begin Material provided
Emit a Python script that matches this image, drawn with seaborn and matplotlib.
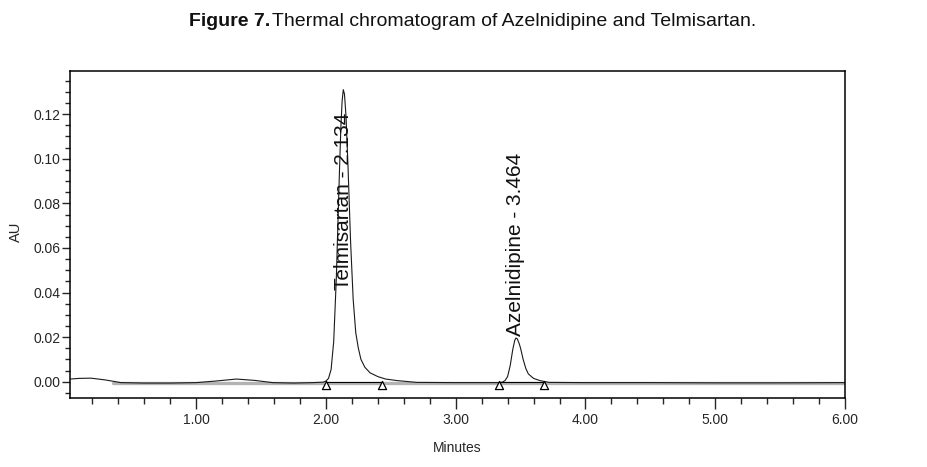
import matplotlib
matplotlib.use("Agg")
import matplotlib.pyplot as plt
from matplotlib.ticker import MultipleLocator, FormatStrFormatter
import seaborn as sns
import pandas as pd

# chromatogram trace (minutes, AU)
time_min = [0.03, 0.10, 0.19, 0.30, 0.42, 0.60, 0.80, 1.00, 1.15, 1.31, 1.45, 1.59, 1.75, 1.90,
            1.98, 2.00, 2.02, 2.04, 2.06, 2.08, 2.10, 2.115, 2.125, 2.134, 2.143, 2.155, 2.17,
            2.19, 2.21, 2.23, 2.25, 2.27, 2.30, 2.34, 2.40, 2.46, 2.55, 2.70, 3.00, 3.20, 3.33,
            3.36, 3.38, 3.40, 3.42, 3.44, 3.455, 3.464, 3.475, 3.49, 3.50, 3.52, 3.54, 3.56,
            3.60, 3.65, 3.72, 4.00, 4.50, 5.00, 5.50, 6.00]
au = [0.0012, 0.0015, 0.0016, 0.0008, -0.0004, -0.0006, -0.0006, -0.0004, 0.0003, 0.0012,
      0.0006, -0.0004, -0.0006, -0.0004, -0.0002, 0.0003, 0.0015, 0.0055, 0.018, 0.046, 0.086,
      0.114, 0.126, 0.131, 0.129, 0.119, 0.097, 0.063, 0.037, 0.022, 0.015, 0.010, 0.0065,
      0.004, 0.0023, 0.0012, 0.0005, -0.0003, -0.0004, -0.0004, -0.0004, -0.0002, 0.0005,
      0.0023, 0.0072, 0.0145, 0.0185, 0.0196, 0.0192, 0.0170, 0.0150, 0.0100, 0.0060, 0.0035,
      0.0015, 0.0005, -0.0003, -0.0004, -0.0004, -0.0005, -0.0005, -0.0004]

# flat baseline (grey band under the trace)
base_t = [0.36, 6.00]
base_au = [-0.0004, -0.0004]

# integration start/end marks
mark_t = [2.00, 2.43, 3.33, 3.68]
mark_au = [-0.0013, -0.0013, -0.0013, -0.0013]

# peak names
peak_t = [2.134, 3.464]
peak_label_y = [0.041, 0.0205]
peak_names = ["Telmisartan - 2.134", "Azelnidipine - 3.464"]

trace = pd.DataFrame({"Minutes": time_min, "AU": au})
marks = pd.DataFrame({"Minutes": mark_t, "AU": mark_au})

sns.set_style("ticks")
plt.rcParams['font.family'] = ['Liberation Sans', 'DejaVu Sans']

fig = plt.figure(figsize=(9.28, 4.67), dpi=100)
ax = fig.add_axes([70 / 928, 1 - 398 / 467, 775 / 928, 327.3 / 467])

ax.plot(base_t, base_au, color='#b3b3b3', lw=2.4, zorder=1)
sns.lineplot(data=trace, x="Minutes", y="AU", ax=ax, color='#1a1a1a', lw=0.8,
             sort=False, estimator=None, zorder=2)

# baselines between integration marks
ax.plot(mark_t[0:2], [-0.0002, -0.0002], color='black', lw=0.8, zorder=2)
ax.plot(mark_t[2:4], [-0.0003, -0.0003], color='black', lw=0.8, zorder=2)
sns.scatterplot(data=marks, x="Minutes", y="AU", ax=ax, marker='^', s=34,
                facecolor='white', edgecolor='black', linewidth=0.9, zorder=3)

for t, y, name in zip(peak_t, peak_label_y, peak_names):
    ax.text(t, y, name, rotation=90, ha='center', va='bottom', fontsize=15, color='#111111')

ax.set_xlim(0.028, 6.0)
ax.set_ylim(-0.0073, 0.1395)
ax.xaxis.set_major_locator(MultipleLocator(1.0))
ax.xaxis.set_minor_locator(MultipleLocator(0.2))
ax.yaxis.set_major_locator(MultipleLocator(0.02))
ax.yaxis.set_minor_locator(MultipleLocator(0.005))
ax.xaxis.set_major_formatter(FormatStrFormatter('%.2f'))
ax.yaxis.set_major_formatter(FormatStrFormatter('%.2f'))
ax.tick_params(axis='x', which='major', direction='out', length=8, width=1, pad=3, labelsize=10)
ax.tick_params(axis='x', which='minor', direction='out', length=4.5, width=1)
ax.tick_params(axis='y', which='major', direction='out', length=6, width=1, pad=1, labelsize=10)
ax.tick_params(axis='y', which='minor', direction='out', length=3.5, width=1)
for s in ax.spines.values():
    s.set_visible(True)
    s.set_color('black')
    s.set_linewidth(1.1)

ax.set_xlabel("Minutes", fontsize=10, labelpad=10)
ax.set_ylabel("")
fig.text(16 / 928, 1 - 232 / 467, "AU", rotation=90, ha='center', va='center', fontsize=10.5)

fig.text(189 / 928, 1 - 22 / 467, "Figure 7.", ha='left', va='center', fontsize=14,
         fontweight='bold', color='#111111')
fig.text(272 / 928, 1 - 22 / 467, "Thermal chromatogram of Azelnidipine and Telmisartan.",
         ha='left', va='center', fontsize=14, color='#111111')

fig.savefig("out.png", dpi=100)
end Material provided
> [Stated problem]: Reproduce every line of the material precisely, omitting its pictures.

> [Output for this task]:
Emit a Python script that matches this image, drawn with seaborn and matplotlib.
import matplotlib
matplotlib.use("Agg")
import matplotlib.pyplot as plt
from matplotlib.ticker import MultipleLocator, FormatStrFormatter
import seaborn as sns
import pandas as pd

# chromatogram trace (minutes, AU)
time_min = [0.03, 0.10, 0.19, 0.30, 0.42, 0.60, 0.80, 1.00, 1.15, 1.31, 1.45, 1.59, 1.75, 1.90,
            1.98, 2.00, 2.02, 2.04, 2.06, 2.08, 2.10, 2.115, 2.125, 2.134, 2.143, 2.155, 2.17,
            2.19, 2.21, 2.23, 2.25, 2.27, 2.30, 2.34, 2.40, 2.46, 2.55, 2.70, 3.00, 3.20, 3.33,
            3.36, 3.38, 3.40, 3.42, 3.44, 3.455, 3.464, 3.475, 3.49, 3.50, 3.52, 3.54, 3.56,
            3.60, 3.65, 3.72, 4.00, 4.50, 5.00, 5.50, 6.00]
au = [0.0012, 0.0015, 0.0016, 0.0008, -0.0004, -0.0006, -0.0006, -0.0004, 0.0003, 0.0012,
      0.0006, -0.0004, -0.0006, -0.0004, -0.0002, 0.0003, 0.0015, 0.0055, 0.018, 0.046, 0.086,
      0.114, 0.126, 0.131, 0.129, 0.119, 0.097, 0.063, 0.037, 0.022, 0.015, 0.010, 0.0065,
      0.004, 0.0023, 0.0012, 0.0005, -0.0003, -0.0004, -0.0004, -0.0004, -0.0002, 0.0005,
      0.0023, 0.0072, 0.0145, 0.0185, 0.0196, 0.0192, 0.0170, 0.0150, 0.0100, 0.0060, 0.0035,
      0.0015, 0.0005, -0.0003, -0.0004, -0.0004, -0.0005, -0.0005, -0.0004]

# flat baseline (grey band under the trace)
base_t = [0.36, 6.00]
base_au = [-0.0004, -0.0004]

# integration start/end marks
mark_t = [2.00, 2.43, 3.33, 3.68]
mark_au = [-0.0013, -0.0013, -0.0013, -0.0013]

# peak names
peak_t = [2.134, 3.464]
peak_label_y = [0.041, 0.0205]
peak_names = ["Telmisartan - 2.134", "Azelnidipine - 3.464"]

trace = pd.DataFrame({"Minutes": time_min, "AU": au})
marks = pd.DataFrame({"Minutes": mark_t, "AU": mark_au})

sns.set_style("ticks")
plt.rcParams['font.family'] = ['Liberation Sans', 'DejaVu Sans']

fig = plt.figure(figsize=(9.28, 4.67), dpi=100)
ax = fig.add_axes([70 / 928, 1 - 398 / 467, 775 / 928, 327.3 / 467])

ax.plot(base_t, base_au, color='#b3b3b3', lw=2.4, zorder=1)
sns.lineplot(data=trace, x="Minutes", y="AU", ax=ax, color='#1a1a1a', lw=0.8,
             sort=False, estimator=None, zorder=2)

# baselines between integration marks
ax.plot(mark_t[0:2], [-0.0002, -0.0002], color='black', lw=0.8, zorder=2)
ax.plot(mark_t[2:4], [-0.0003, -0.0003], color='black', lw=0.8, zorder=2)
sns.scatterplot(data=marks, x="Minutes", y="AU", ax=ax, marker='^', s=34,
                facecolor='white', edgecolor='black', linewidth=0.9, zorder=3)

for t, y, name in zip(peak_t, peak_label_y, peak_names):
    ax.text(t, y, name, rotation=90, ha='center', va='bottom', fontsize=15, color='#111111')

ax.set_xlim(0.028, 6.0)
ax.set_ylim(-0.0073, 0.1395)
ax.xaxis.set_major_locator(MultipleLocator(1.0))
ax.xaxis.set_minor_locator(MultipleLocator(0.2))
ax.yaxis.set_major_locator(MultipleLocator(0.02))
ax.yaxis.set_minor_locator(MultipleLocator(0.005))
ax.xaxis.set_major_formatter(FormatStrFormatter('%.2f'))
ax.yaxis.set_major_formatter(FormatStrFormatter('%.2f'))
ax.tick_params(axis='x', which='major', direction='out', length=8, width=1, pad=3, labelsize=10)
ax.tick_params(axis='x', which='minor', direction='out', length=4.5, width=1)
ax.tick_params(axis='y', which='major', direction='out', length=6, width=1, pad=1, labelsize=10)
ax.tick_params(axis='y', which='minor', direction='out', length=3.5, width=1)
for s in ax.spines.values():
    s.set_visible(True)
    s.set_color('black')
    s.set_linewidth(1.1)

ax.set_xlabel("Minutes", fontsize=10, labelpad=10)
ax.set_ylabel("")
fig.text(16 / 928, 1 - 232 / 467, "AU", rotation=90, ha='center', va='center', fontsize=10.5)

fig.text(189 / 928, 1 - 22 / 467, "Figure 7.", ha='left', va='center', fontsize=14,
         fontweight='bold', color='#111111')
fig.text(272 / 928, 1 - 22 / 467, "Thermal chromatogram of Azelnidipine and Telmisartan.",
         ha='left', va='center', fontsize=14, color='#111111')

fig.savefig("out.png", dpi=100)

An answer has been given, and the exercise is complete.